Uncorking a big one, emerging director Marc Meyers spins a dynamic web of stories and viewpoints. The performances are there, with the chemistry between Liev Schreiber, Marisa Tomei and Peter Sarsgaard steaming off the screen. Even so, the viewer has to pay close attention; sometimes finding it difficult to impossible to fill in the missing links.

Fans of Schreiber’s tough guy fixer “Ray Donovan” TV series will appreciate the casting that brought him here. The first shot of him pulling up to a mysterious ultra modern mansion on too many leafy acres of upstate New York summons memories of trouble in high places. Oren Moverman’s screenplay (based on the novel by Stephen Amidon) ups the ante as we are jerked into the new reality. Schreiber is not a smart, tough super-fixer but Drew the plodding office worker. Clambering to the bottom rung of the upper crust, he is barely holding on.

His past history of compulsive gambling is a luscious dish, but one of several unneeded complexities. Ronnie, his loving and attractive second wife (played by a solid Betty Gabriel), tells him twins are on the way, a signal to the audience that he needs a big score. In a nice turn of plot his sullen daughter Shannon (Maya Hawke) lets us know his breakup with his first wife was not a pretty one. His banker underscores this skeleton by almost coming to blows over falsified loan documents. This better work.

Thank goodness it does not. Sleazy hedge fund hustler Quint Manning (a superb Peter Sarsgaard) and redoubtable lacky Godeep (Aasif Mandvi swallowing his pride) quickly lose everything and Meyers and Schreiber make sure we know it as Drew watches his new rebuilt life and fragile second chance go down the drain of Wall Street’s wet bar.

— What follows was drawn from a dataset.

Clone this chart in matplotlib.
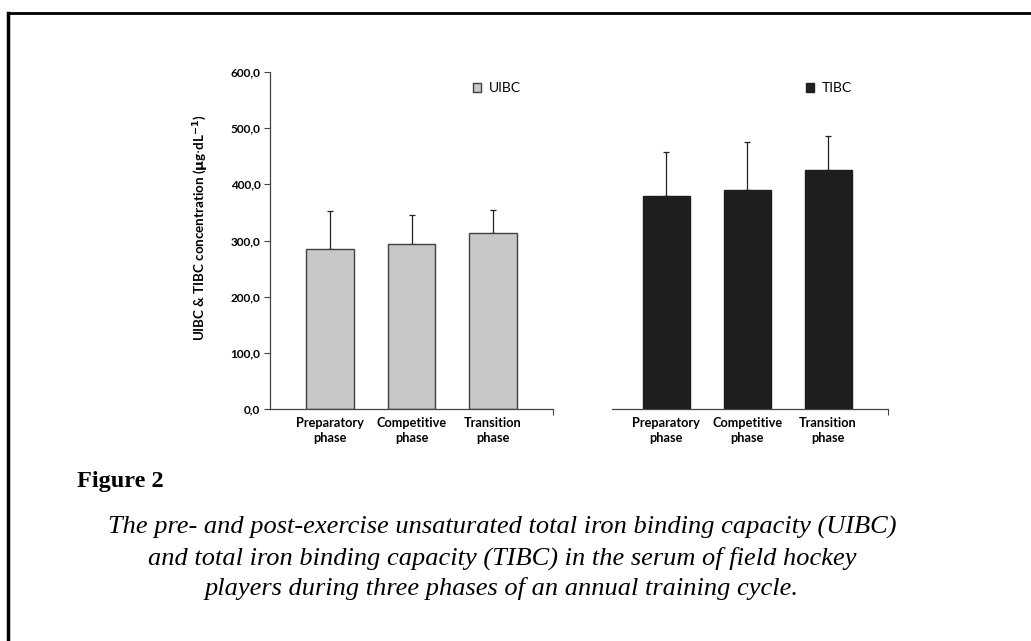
import matplotlib
matplotlib.use('Agg')
import matplotlib.pyplot as plt
from matplotlib.patches import Patch
from matplotlib.lines import Line2D

phases = ['Preparatory\nphase', 'Competitive\nphase', 'Transition\nphase']
uibc_mean = [284, 294, 314]
uibc_sd = [69, 51, 40]
tibc_mean = [380, 390, 426]
tibc_sd = [77, 85, 60]
yticks = [0, 100, 200, 300, 400, 500, 600]

W, H = 1031, 641
fig = plt.figure(figsize=(W / 100, H / 100), dpi=100)
plt.rcParams['font.family'] = ['Lato', 'DejaVu Sans']


def fx(px):
    return px / W


def fy(py):
    return 1 - py / H


def draw_panel(ax, means, sds, color, edge, xlim, show_y):
    x = range(len(means))
    ax.bar(x, means, width=0.58, color=color, edgecolor=edge, linewidth=1.0, zorder=2)
    ax.errorbar(x, means, yerr=[[0] * len(sds), sds], fmt='none', ecolor='#222222',
                elinewidth=0.9, capsize=2.5, capthick=0.9, zorder=1)
    ax.set_xlim(*xlim)
    ax.set_ylim(0, 600)
    ax.set_xticks(list(x))
    ax.set_xticklabels(phases, fontsize=9.2, fontweight='bold', linespacing=1.25)
    ax.tick_params(axis='x', length=0, pad=6)
    ax.set_xticks([xlim[1]], minor=True)
    ax.tick_params(axis='x', which='minor', length=4, width=0.8, color='#444444')
    for s in ['top', 'right']:
        ax.spines[s].set_visible(False)
    ax.spines['bottom'].set_color('#444444')
    ax.spines['bottom'].set_linewidth(0.9)
    if show_y:
        ax.set_yticks(yticks)
        ax.set_yticklabels(['%d,0' % v for v in yticks], fontsize=8.5, fontweight='bold')
        ax.tick_params(axis='y', length=4, width=0.8, color='#444444', pad=3)
        ax.spines['left'].set_color('#444444')
        ax.spines['left'].set_linewidth(0.9)
    else:
        ax.spines['left'].set_visible(False)
        ax.set_yticks([])


ax1 = fig.add_axes([fx(270), fy(409), fx(553 - 270), (409 - 72) / H])
draw_panel(ax1, uibc_mean, uibc_sd, '#c8c8c8', '#404040', (-0.736, 2.736), True)
ax1.set_ylabel('UIBC & TIBC concentration ($\\mathbf{\\mu}$g$\\cdot$dL$^{\\mathbf{-1}}$)',
               fontsize=9.6, fontweight='bold')
ax1.yaxis.set_label_coords((211 - 270) / (553 - 270), (409 - 228) / (409 - 72))

ax2 = fig.add_axes([fx(612), fy(409), fx(888 - 612), (409 - 72) / H])
draw_panel(ax2, tibc_mean, tibc_sd, '#1e1e1e', '#1e1e1e', (-0.67, 2.74), False)

fig.legend(handles=[Patch(facecolor='#c8c8c8', edgecolor='#404040', label='UIBC')],
           loc='center left', bbox_to_anchor=(fx(460), fy(88)), frameon=False,
           handlelength=0.6, handleheight=0.6, handletextpad=0.6, fontsize=10)
fig.legend(handles=[Patch(facecolor='#1e1e1e', edgecolor='#1e1e1e', label='TIBC')],
           loc='center left', bbox_to_anchor=(fx(793), fy(88)), frameon=False,
           handlelength=0.6, handleheight=0.6, handletextpad=0.6, fontsize=10)

# page border (top and left)
fig.add_artist(Line2D([fx(8), 1], [fy(13), fy(13)], color='black', lw=2))
fig.add_artist(Line2D([fx(8), fx(8)], [fy(13), 0], color='black', lw=2.5))

fig.text(fx(77), fy(482), 'Figure 2', family=['Liberation Serif'], fontweight='bold',
         fontsize=17.5, ha='left', va='center')
caption = ['The pre- and post-exercise unsaturated total iron binding capacity (UIBC)',
           'and total iron binding capacity (TIBC) in the serum of field hockey',
           'players during three phases of an annual training cycle.']
for i, line in enumerate(caption):
    fig.text(fx(502), fy(527 + 31 * i), line, family=['Liberation Serif'], style='italic',
             fontsize=19, ha='center', va='center')

fig.savefig('out.png', dpi=100)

Anchoring a host of great supporting performances, Marisa Tomei emerges as pivotal has-been actress and theatre impresario wannabee, but the screenplay plays hard to get with her contribution. With so many moving parts (her mother as Alzheimer’s victim) the viewer could have used the break of having her role as lady of the house nailed in the opening scenes. In fact, tycoon dirt bag Quint’s house does not even look like a house, but more like a country club.

Small details detract from the excellent tension and enthralling acting by forcing too much gear grinding to keep track of goings on. The third story about a drunken hit and run by one of the kids is told in flashbacks that are so smooth and unannounced that they are not confirmed as flashbacks until a couple flashbacks later.

No matter, the screen chemistry between the three leads, Schreiber, Sarsgaard and Tomei carries the day. A masterpiece of casting and a good introduction to several young performers.

Possible Oscar nod for Aasif Mandvi as Godeep, best hubris lightning rod of 2020, and best character name Godeep for a plan that goes deep in all the wrong ways.